2.もっとも、本件調書は 「被告人以外の者」であるAの公判廷外の検察官の面前における「供述を録取」したものであるから、刑訴法321条1項2号の「書面」に当たる。
そのため、本件調書は、Aの「署名若しくは押印」(刑訴法321条1項)があり、かつ、刑訴法321条1項2号の要件を満たす場合には、同号により証拠能力が認められる。
(1)刑訴法321条1項2号における「供述することができ」ないとは、同項3号と同義であり、同号が掲げる供述不能事由と同様またはそれ以上の事由がある場合には、「供述することができ」ないといえると解されるが、Aは、公判における証人尋問で「Xが横領していたことは知らない」旨の供述をしており、刑訴法321条1項3号が掲げる供述不能事由と同様またはそれ以上の事由があるとはいえない。もっとも、本件調書がその内容とする「Xが会社の金を横領した」とのAの供述は、Aの公判期日における「Xが横領していたことは知らない」旨の供述と「相反する」供述である。
(2)相対的特信情況の有無は、供述時の外部的付随事情を基準として判断し、当該供述の内容はこのような外部的付随事情を推知する限りにおいて判断資料として用いることができると解される。
①XとAとが上司・部下の関係にあったこと②Aの公判期日における上記供述はXの面前でなされたものであること③Aが「Xは厳しい上司である」旨を供述していること を考慮すると、Aの公判期日における上記供述は Xの面前で萎縮し又は報復等を恐れてなされたものと推知できる。
そうすると、Aの公判期日における上記供述より、本件調書がその内容とするAの上記供述を信用すべき特別の情況(相対的特信情況)が存するといえる。

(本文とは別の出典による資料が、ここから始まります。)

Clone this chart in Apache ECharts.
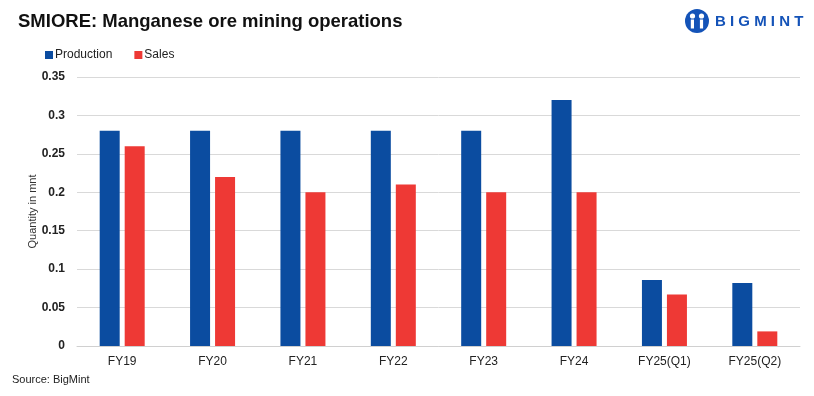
<!DOCTYPE html>
<html><head><meta charset="utf-8">
<script src="https://cdn.jsdelivr.net/npm/echarts@6/dist/echarts.min.js"></script>
<style>html,body{margin:0;padding:0;background:#fff}#c{width:814px;height:396px}</style>
</head><body><div id="c"></div>
<script>
var categories = ['FY19','FY20','FY21','FY22','FY23','FY24','FY25(Q1)','FY25(Q2)'];
var production = [0.28,0.28,0.28,0.28,0.28,0.32,0.086,0.082];
var sales = [0.26,0.22,0.20,0.21,0.20,0.20,0.067,0.019];
var yTicks = [0,0.05,0.1,0.15,0.2,0.25,0.3,0.35];

var chart = echarts.init(document.getElementById('c'));
var blue = '#0B4CA0', red = '#EE3935', logoBlue = '#1453B8';
chart.setOption({
  animation:false,
  title:{text:'SMIORE: Manganese ore mining operations',left:13,top:7,
    textStyle:{fontFamily:'Liberation Sans',fontWeight:'bold',fontSize:18.5,color:'#111'}},
  legend:{left:40,top:44,itemWidth:8,itemHeight:8,itemGap:22,icon:'rect',
    textStyle:{fontFamily:'Liberation Sans',fontSize:12,color:'#222',padding:[0,0,0,-3]},
    data:['Production','Sales']},
  grid:{left:77,right:14,top:77,bottom:50},
  xAxis:{type:'category',data:categories,
    axisLine:{lineStyle:{color:'#d0d0d0'}},axisTick:{show:false},
    axisLabel:{fontFamily:'Liberation Sans',fontSize:12,color:'#222',margin:10}},
  yAxis:{type:'value',min:0,max:0.35,interval:0.05,
    name:'Quantity in mnt',nameLocation:'middle',nameGap:39,nameMoveOverlap:false,
    nameTextStyle:{fontFamily:'Liberation Sans',fontSize:11,color:'#333'},
    splitLine:{lineStyle:{color:'#d9d9d9'}},axisLine:{show:false},axisTick:{show:false},
    axisLabel:{fontFamily:'Liberation Sans',fontWeight:'bold',fontSize:12,color:'#222',margin:12,
      formatter:function(v){var s=yTicks.find(function(t){return Math.abs(t-v)<1e-9;});return s===undefined?'':String(s);}}},
  series:[
    {name:'Production',type:'bar',data:production,barWidth:20,barGap:'25%',itemStyle:{color:blue}},
    {name:'Sales',type:'bar',data:sales,barWidth:20,itemStyle:{color:red}}
  ],
  graphic:[
    {type:'text',left:12,top:374,style:{text:'Source: BigMint',font:'11px "Liberation Sans"',fill:'#222'}},
    {type:'group',left:685,top:9,children:[
      {type:'circle',shape:{cx:12,cy:12,r:12},style:{fill:logoBlue}},
      {type:'circle',shape:{cx:7.5,cy:7,r:2.6},style:{fill:'#fff'}},
      {type:'circle',shape:{cx:16.5,cy:7,r:2.6},style:{fill:'#fff'}},
      {type:'rect',shape:{x:5.8,y:10.5,width:3.2,height:9},style:{fill:'#fff'}},
      {type:'rect',shape:{x:14.9,y:10.5,width:3.2,height:9},style:{fill:'#fff'}},
      {type:'text',x:30,y:5,style:{text:'B I G M I N T',font:'bold 15px "Liberation Sans"',fill:logoBlue}}
    ]}
  ]
});
</script></body></html>
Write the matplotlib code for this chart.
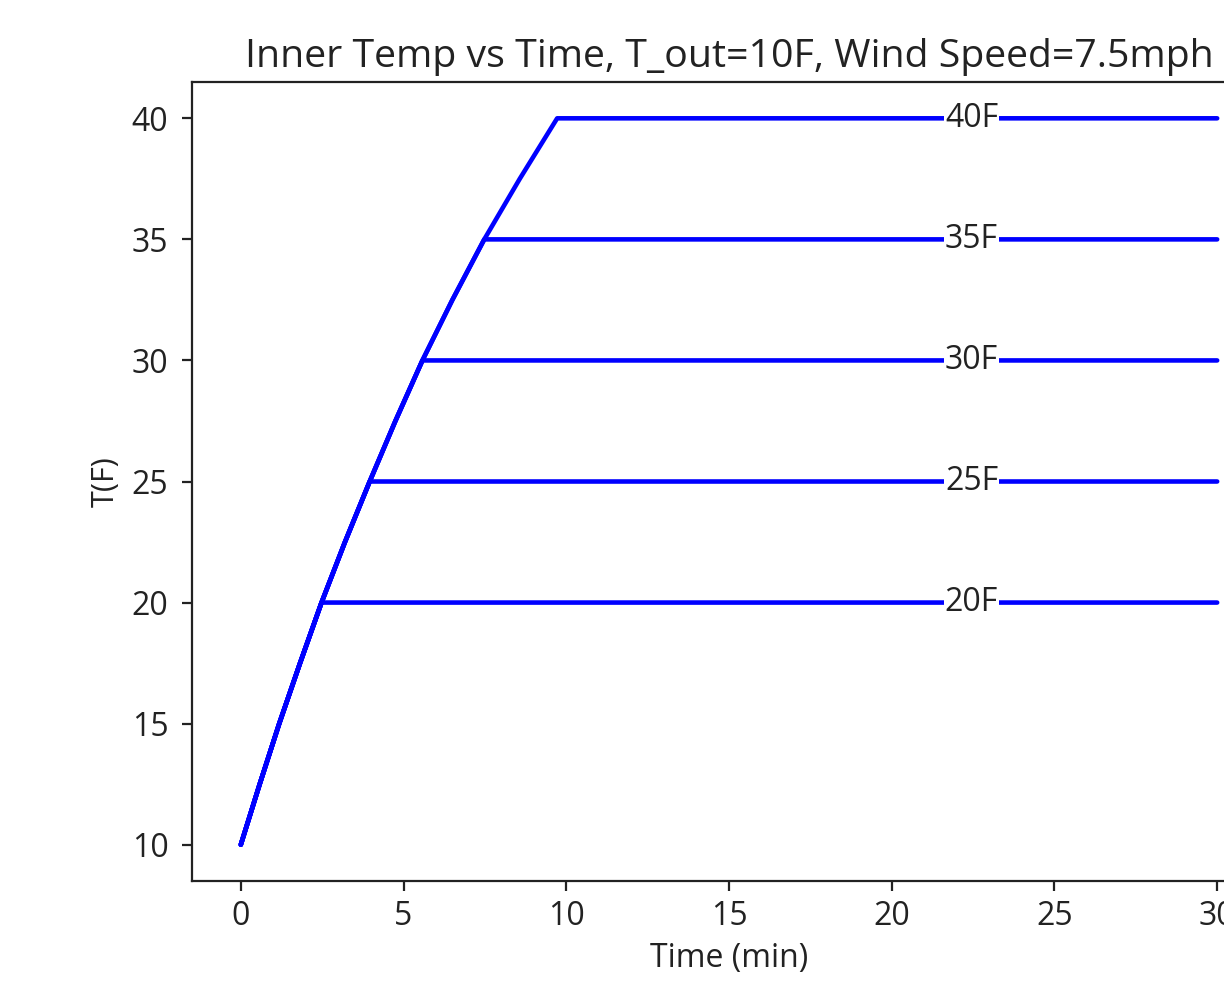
import numpy as np
import matplotlib
matplotlib.use('Agg')
import matplotlib.pyplot as plt

# rising part of the curve (min, F)
rise_time = [0.0, 0.58, 1.18, 1.82, 2.48, 3.20, 3.96, 4.75, 5.58, 6.50, 7.48, 8.57, 9.72]
rise_temp = [10.0, 12.5, 15.0, 17.5, 20.0, 22.5, 25.0, 27.5, 30.0, 32.5, 35.0, 37.5, 40.0]

# set-points: each run heats up to its target then holds it
targets = [20, 25, 30, 35, 40]
end_time = 30.0
label_time = 22.45

plt.rcParams['font.family'] = ['Open Sans', 'DejaVu Sans']
plt.rcParams['font.size'] = 23

fig = plt.figure(figsize=(12.24, 9.82), dpi=100)
# the original picture is cropped on the right, so the axes run past the edge
ax = fig.add_axes([192 / 1224, 1 - 881 / 982, 1074 / 1224, 799 / 982])

for target in targets:
    t = [x for x, y in zip(rise_time, rise_temp) if y <= target]
    T = [y for y in rise_temp if y <= target]
    t.append(end_time)
    T.append(target)
    ax.plot(t, T, color='blue', linewidth=3.3, solid_capstyle='round',
            solid_joinstyle='round')
    ax.text(label_time, target, f'{target}F', ha='center', va='center',
            fontsize=23, color='#222222',
            bbox=dict(facecolor='white', edgecolor='none', pad=0.8))

ax.set_xlim(-1.5, 31.5)
ax.set_ylim(8.5, 41.5)
ax.set_xticks([0, 5, 10, 15, 20, 25, 30])
ax.set_yticks([10, 15, 20, 25, 30, 35, 40])
ax.tick_params(labelsize=23, width=1.6, length=7, colors='#222222')
ax.tick_params(axis='y', pad=10)
ax.tick_params(axis='x', pad=7)
for s in ax.spines.values():
    s.set_linewidth(1.6)
    s.set_color('#222222')

ax.set_xlabel('Time (min)', fontsize=23, color='#222222', labelpad=6)
ax.set_ylabel('T(F)', fontsize=22, color='#222222', labelpad=8)
ax.set_title('Inner Temp vs Time, T_out=10F, Wind Speed=7.5mph', fontsize=28.3,
             pad=11, color='#222222')

plt.savefig('out.png', dpi=100)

(3)したがって、本件調書は、Aの「署名若しくは押印」がある場合には、刑訴法321条1項2号により証拠能力が認められる。

3.加えて、検察官は、立証事項を「Aが公判準備または公判期日における供述と矛盾する供述をしたこと」として本件調書の証拠調請求をすることが考えられる。
そして、第1.3.で述べたとおり、本件調書に供述者たるAの署名もしくは押印がある場合には、本件調書は「証拠」に当たり、刑訴法328条により証拠とすることができる。